El líder necesita afianzar su poder continuamente, dando pruebas de su fortaleza para procurarse un nivel superior. Para ello busca víctimas que someter y humillar; piezas de caza que adornarán su currículum de trofeos. A ese objetivo cargará contra los niños débiles: los tímidos, los pasivos, los acomplejados…Su grupo de adeptos lo apoyará, unos por simpatía, otros por miedo a perder su favor, y la vida del perjudicado se convertirá en un infierno, pues, en cualquier caso, son muchos contra uno solo hasta que se localice el próximo.
Los síntomas del niño que padece Bullying son inequívocos. Pierde la autoestima, se aísla, se vuelve huraño y, si antes fue un alumno ejemplar, empieza a traer malas notas. Es imposible que pueda concentrarse en los estudios, al pensar en las vejaciones y palizas que le esperan al día siguiente. Lo más probable es que no le diga nada de lo ocurrido a sus padres, ni tampoco a los profesores. Vive su acoso con vergüenza y sentimiento de culpabilidad, pues cree que si una mayoría lo maltrata, debe ser porque se lo merece.
Los adultos no entendemos esta actitud, porque nos es imposible retrotraernos a la infancia para evocar cuáles eran nuestras condiciones de clan; las mismas, ajenas al mundo de los mayores.
Una profesora o profesor detecta el Bullying, pero si lo denuncia, suele fracasar. Lo más normal es que el propio alumno lo niegue, porque lo lleva como una vergüenza y porque teme la represalia de los acosadores. En el fondo, lo que más le gustaría es ganarse la simpatía del líder, pues es su única salvación, y ser el protegido del profe no es el mejor salvoconducto en este caso. Es más, si logra la aceptación del grupo salvaje, será el más cruel saboteador de la próxima víctima.
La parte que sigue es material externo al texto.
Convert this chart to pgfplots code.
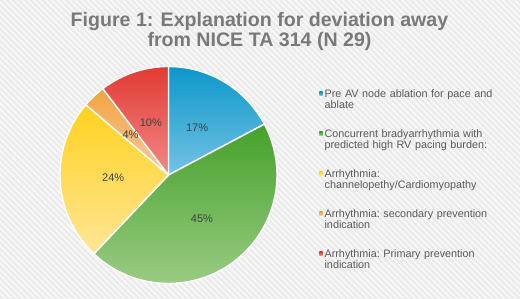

Pero si no lo logra o le vencen los escrúpulos puede que, fatalmente, propicie su propio fin ¿quién aguanta semejante pesadilla, un día tras otro?
Para colmo de los males, en la vida de los menores se ha colado Instagram. Esto es una batalla desaforada por lograr el galardón a la suprema belleza inexcusable. Un chico o una chica se deprimen porque suben una foto y no reciben los suficientes likes. Piensan pronto en la cirugía estética, en teñirse el pelo, en el blanqueamiento de dientes, en el aumento de pecho…
En fin, no vamos a decir que la competitividad por la belleza no haya sido siempre motivo de traumas para niños y adolescentes, pero este invento, que es de adultos, ha agudizado el problema ¿Y qué pueden aconsejar los adultos a sus hijos si andan en la misma tontería?
Si padecen de la llamada “dismorfia snapchat”, o sea, que se hacen selfies con fotoshop para mejorar su imagen con miles de aplicaciones y luego, al contemplarse en el espejo, les da bajón y acuden a un cirujano estético para que los opere al estilo del fotoshop ¿pero qué chaladura es ésta? Los adultos nunca podrán comprender el mundo de los niños, pero su deber es ser un referente. Éste es el tema.